After many years of muddling through horrifying fashion trends and multiple wardrobe rehauls (i had an “i wear only black” phase, a “tshirt and jeans” phase, a “baggy clothing” phase, “designer only phase,” etc.)…I have come across my own personal style. I know who my fashion icons are and what I can pull off (and what I can’t). I know what I can highlight and what I’ve got to hide.
But WHAT is your WRITING style? Lit Agent X asks, What is your personal writing style? What authors are you drawn to? What are your own aesthetics? What do you do well? What do you want your writing to accomplish? Notably, she asks the following questions (sorry–this is a LONG quote):
Better if you already know your strong suit — Do you write funny? Or can you create an ambiance that gives people chills? Or would you rather have them on the edge of their seats? Maybe you want your writing to turn them on or romance them. Maybe you wish someone had written certain books for you and there’s nothing out there like it yet… so you’ll be the first.

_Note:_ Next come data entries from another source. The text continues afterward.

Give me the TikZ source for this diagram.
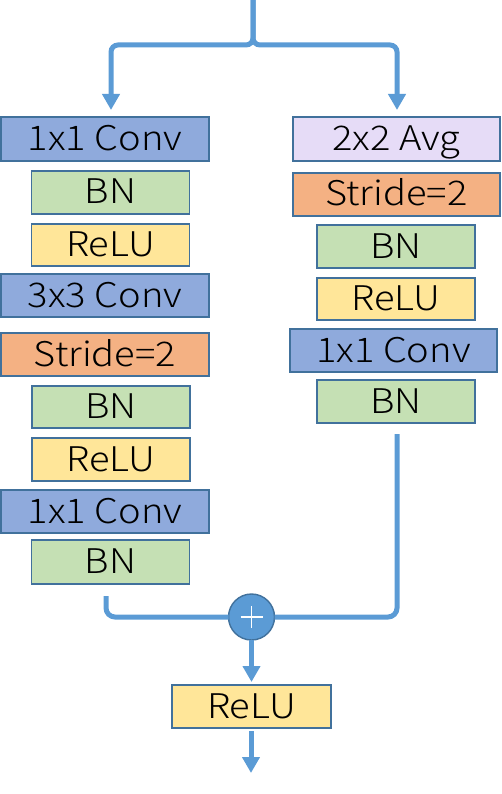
\documentclass[tikz,border=0pt]{standalone}
\usepackage{fontspec}
\setmainfont{Noto Sans CJK JP}[UprightFont={* Light}, FakeStretch=1.12]
\usetikzlibrary{arrows.meta}
\definecolor{edge}{HTML}{41719C}
\definecolor{lineblue}{HTML}{5B9BD5}
\definecolor{convc}{HTML}{8FAADC}
\definecolor{bnc}{HTML}{C5E0B4}
\definecolor{reluc}{HTML}{FFE699}
\definecolor{stridec}{HTML}{F4B183}
\definecolor{avgc}{HTML}{E6DCF7}
\begin{document}
\begin{tikzpicture}[x=1pt,y=-1pt,
  blk/.style={draw=edge, line width=1.4pt, inner sep=0pt, outer sep=0pt,
    font=\fontsize{34}{37}\selectfont, text height=25pt, text depth=2pt},
  wide/.style={blk, minimum width=208pt},
  narrow/.style={blk, minimum width=158pt},
  conv/.style={wide, fill=convc},
  stride/.style={wide, fill=stridec},
  avg/.style={wide, fill=avgc},
  bn/.style={narrow, fill=bnc},
  relu/.style={narrow, fill=reluc},
  wire/.style={draw=lineblue, line width=5pt},
  flow/.style={wire, -{Triangle[width=17pt,length=16pt]}},
  plusnode/.style={circle, fill=lineblue, draw=edge, line width=1.4pt, minimum size=46pt, inner sep=0pt, outer sep=0pt}
]
\useasboundingbox (0,0) rectangle (501,794);

% left column
\node[conv, minimum height=44pt]   (c1) at (105,139)   {1x1 Conv};
\node[bn, minimum height=43pt]     (n1) at (110.5,192.5) {BN};
\node[relu, minimum height=42pt]   (r1) at (110.5,245) {ReLU};
\node[conv, minimum height=43pt]   (c3) at (105,295.5) {3x3 Conv};
\node[stride, minimum height=43pt] (s1) at (105,354.5) {Stride=2};
\node[bn, minimum height=42pt]     (n2) at (111,407)   {BN};
\node[relu, minimum height=43pt]   (r2) at (111,459.5) {ReLU};
\node[conv, minimum height=43pt]   (c4) at (105,511.5) {1x1 Conv};
\node[bn, minimum height=44pt]     (n3) at (110.5,562) {BN};

% right column
\node[avg, minimum width=207pt, minimum height=44pt]    (a1) at (396.5,139)   {2x2 Avg};
\node[stride, minimum width=207pt, minimum height=43pt] (s2) at (396.5,194.5) {Stride=2};
\node[bn, minimum height=43pt]     (n4) at (396,246.5) {BN};
\node[relu, minimum height=42pt]   (r3) at (396,299)   {ReLU};
\node[conv, minimum width=207pt, minimum height=43pt]   (c5) at (393.5,350.5) {1x1 Conv};
\node[bn, minimum height=43pt]     (n5) at (396,401.5) {BN};

% merge
\node[plusnode] (plus) at (251.5,617) {};
\draw[white, line width=1.5pt] ([xshift=-11pt]plus.center) -- ([xshift=11pt]plus.center)
  ([yshift=-11pt]plus.center) -- ([yshift=11pt]plus.center);
\node[relu, minimum width=159pt, minimum height=43pt] (r4) at (251.5,706.5) {ReLU};

% coordinates
\coordinate (in) at (253,0);
\coordinate (jt) at (253,45);
\coordinate (tl) at (111,110);
\coordinate (tr) at (397,110);
\coordinate (bl) at (106,596);
\coordinate (br) at (397,434);
\coordinate (out) at (251,773);

% connectors
\draw[flow, rounded corners=7pt] (in) -- (jt) -- (111,45) -- (tl);
\draw[flow, rounded corners=7pt] (in) -- (jt) -- (397,45) -- (tr);
\draw[wire, rounded corners=9pt] (bl) -- (106,617) -- (plus.west);
\draw[wire, rounded corners=9pt] (br) -- (397,617) -- (plus.east);
\draw[flow, shorten >=3pt] (plus.south) -- (plus.south |- r4.north);
\draw[flow, shorten <=3pt] (out |- r4.south) -- (out);
\end{tikzpicture}
\end{document}
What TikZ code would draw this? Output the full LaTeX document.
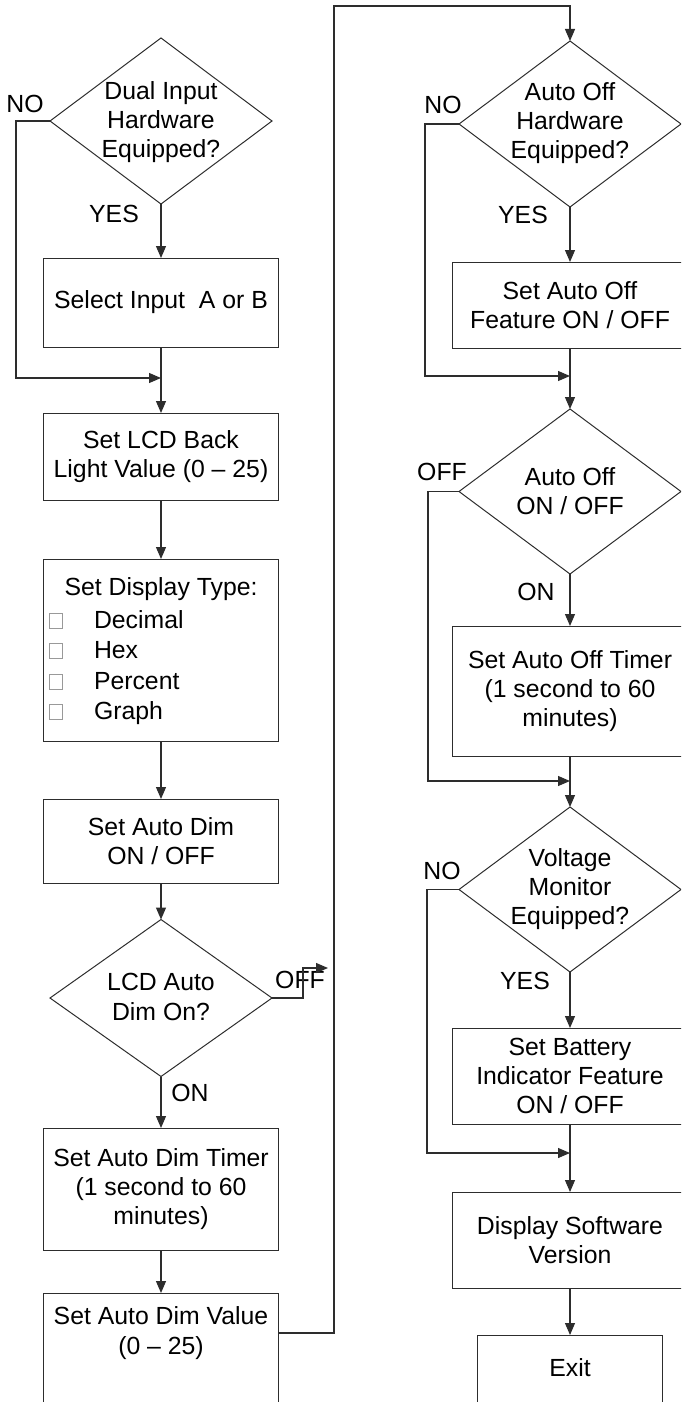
\documentclass[tikz,border=0pt]{standalone}
\usepackage{fontspec}
\setmainfont{Liberation Sans}
\usetikzlibrary{shapes.geometric,arrows.meta,calc}
\definecolor{ln}{RGB}{45,45,45}
\begin{document}
\begin{tikzpicture}[x=0.5pt,y=-0.5pt,
  every node/.style={font=\fontsize{12.4pt}{14.6pt}\selectfont, inner sep=0pt, outer sep=0pt},
  box/.style={draw=ln, line width=0.5pt, rectangle, minimum width=117.5pt, align=center},
  rbox/.style={box, minimum width=118pt},
  dia/.style={draw=ln, diamond, minimum width=111pt, minimum height=83pt, line width=0.5pt},
  txt/.style={align=center},
  conn/.style={line width=0.6pt, draw=ln},
  arr/.style={conn, -{Triangle[length=6pt,width=5pt]}},
  sq/.style={draw=gray!80, line width=0.4pt}
]
\useasboundingbox (0,0) rectangle (681,1402);
\clip (0,0) rectangle (681,1402);

% ---------- left column ----------
\node[dia] (d1) at (161,121) {};
\node[txt] (d1t) at (161,122) {Dual Input\\Hardware\\Equipped?};
\node[box, minimum height=44.5pt] (sel) at (161,302.5) {Select Input\ \ A or B};
\node[box, minimum height=43.5pt] (lcd) at (161,456.5) {Set LCD Back\\Light Value (0 -- 25)};
\node[box, minimum height=91pt] (disp) at (161,650) {};
\node (dt) at (161,589) {Set Display Type:};
\node[anchor=base west] (i1) at (94,628) {Decimal};
\node[anchor=base west] (i2) at (94,658.5) {Hex};
\node[anchor=base west] (i3) at (94,689) {Percent};
\node[anchor=base west] (i4) at (94,719.5) {Graph};
\draw[sq] (49,628) rectangle (62,613);
\draw[sq] (49,658.5) rectangle (62,643.5);
\draw[sq] (49,689) rectangle (62,674);
\draw[sq] (49,719.5) rectangle (62,704.5);
\node[box, minimum height=42pt] (adim) at (161,841) {Set Auto Dim\\ON / OFF};
\node[dia, minimum height=78.5pt] (d2) at (161,998) {};
\node[txt] (d2t) at (161,997) {LCD Auto\\Dim On?};
\node[box, minimum height=61pt] (adt) at (161,1189) {Set Auto Dim Timer\\(1 second to 60\\minutes)};
\node[box, anchor=north, minimum height=80pt] (adv) at (161,1293) {};
\node[txt] (advt) at (161,1333) {Set Auto Dim Value\\(0 -- 25)};

% ---------- right column ----------
\node[dia] (d3) at (570,124) {};
\node[txt] (d3t) at (570,123) {Auto Off\\Hardware\\Equipped?};
\node[rbox, minimum height=43pt] (aof) at (570,305) {Set Auto Off\\Feature ON / OFF};
\node[dia, minimum height=82.5pt] (d4) at (570,491.5) {};
\node[txt] (d4t) at (570,491.5) {Auto Off\\ON / OFF};
\node[rbox, minimum height=65pt] (aot) at (570,691) {Set Auto Off Timer\\(1 second to 60\\minutes)};
\node[dia, minimum height=82.5pt] (d5) at (570,889.5) {};
\node[txt] (d5t) at (570,889) {Voltage\\Monitor\\Equipped?};
\node[rbox, minimum height=48pt] (bat) at (570,1076) {Set Battery\\Indicator Feature\\ON / OFF};
\node[rbox, minimum height=48pt] (dsv) at (570,1240) {Display Software\\Version};
\node[box, anchor=north, minimum width=92.5pt, minimum height=80pt] (exb) at (570,1335) {};
\node[txt] (ext) at (570,1368) {Exit};

% ---------- labels ----------
\node (l1) at (25,104) {NO};
\node (l2) at (114,214) {YES};
\node (l3) at (300,980) {OFF};
\node (l4) at (190,1093) {ON};
\node (l5) at (443,105) {NO};
\node (l6) at (523,215) {YES};
\node (l7) at (442,472) {OFF};
\node (l8) at (536,592) {ON};
\node (l9) at (442,871) {NO};
\node (l10) at (525,981) {YES};

% ---------- helper coordinates ----------
\coordinate (n1) at (16,378);
\coordinate (m1) at (161,378);
\coordinate (offk) at (303,968);
\coordinate (offend) at (328,968);
\coordinate (c1) at (334,6);
\coordinate (n2) at (425,376);
\coordinate (m2) at (570,376);
\coordinate (n3) at (428,781);
\coordinate (m3) at (570,781);
\coordinate (n4) at (427,1153);
\coordinate (m4) at (570,1153);

% ---------- connectors left ----------
\draw[arr] (d1.south) -- (sel.north);
\draw[arr] (d1.west) -| (n1) -- (m1);
\draw[arr] (sel.south) -- (lcd.north);
\draw[arr] (lcd.south) -- (disp.north);
\draw[arr] (disp.south) -- (adim.north);
\draw[arr] (adim.south) -- (d2.north);
\draw[arr] (d2.east) -| (offk) -- (offend);
\draw[arr] (d2.south) -- (adt.north);
\draw[arr] (adt.south) -- (adv.north);
\draw[arr] (adv.east |- advt.center) -| (c1) -| (d3.north);

% ---------- connectors right ----------
\draw[arr] (d3.south) -- (aof.north);
\draw[arr] (d3.west) -| (n2) -- (m2);
\draw[arr] (aof.south) -- (d4.north);
\draw[arr] (d4.west) -| (n3) -- (m3);
\draw[arr] (d4.south) -- (aot.north);
\draw[arr] (aot.south) -- (d5.north);
\draw[arr] (d5.west) -| (n4) -- (m4);
\draw[arr] (d5.south) -- (bat.north);
\draw[arr] (bat.south) -- (dsv.north);
\draw[arr] (dsv.south) -- (exb.north);
\end{tikzpicture}
\end{document}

What about plotting? Are you focusing on your characters’ internal growth, or focused on racing them through to solve a mystery before the world is destroyed or their loved ones lost? What pacing do you like to read yourself? What most fascinates you?
What settings draw you in and make your fingers itch for your camera?
Which people in your life have you puzzled over and wondered why you felt compelled by their personalities even as they should have annoyed you or had nothing else in common with you? What aspects of them stuck with you?
What feeling do you want when you read a book? (This is a more important question than it would seem — Not as obvious of an answer as you might expect.) I’ve gotten pitches at conferences and queries for books that have puzzled me because they ended terribly (everyone dies) or else they have such relentlessly dark plot lines… and so I ask. I’ve surprised a few writers who’d never really considered that. Would they read someone else’s hardship journal? Would they enjoy it if they were reading a thriller and every character died in the end? Do they like reading about aimless young men who hate the corporate world and get trapped in a downward spiral of drugs / alcohol / debauchery? Usually not.
What’s the best way to give other readers what you want?
If you’re still not sure about your writing style, or even if you are, consider trying out an experiment with a writing group — ask them what they like best about your work and really listen. Ask them for solid adjectives describing your strengths.
I’m not saying to ignore your weaknesses in the hope your dazzling strengths will overshadow them, but playing up your strengths is equally important to improving your weak points. Knowing what your books are doing right helps you know how to position your books, find your audience of readers, and make your work stand out from other writers’.
Now there’s some food for thought. I know what I’m bad at (but I am not so sure of my strengths)…but there’s where you can go wrong: you can spend all your time focused on and/or hiding your weaknesses that you forget to highlight your strengths (a lesson in the creation in my own personal fashion style).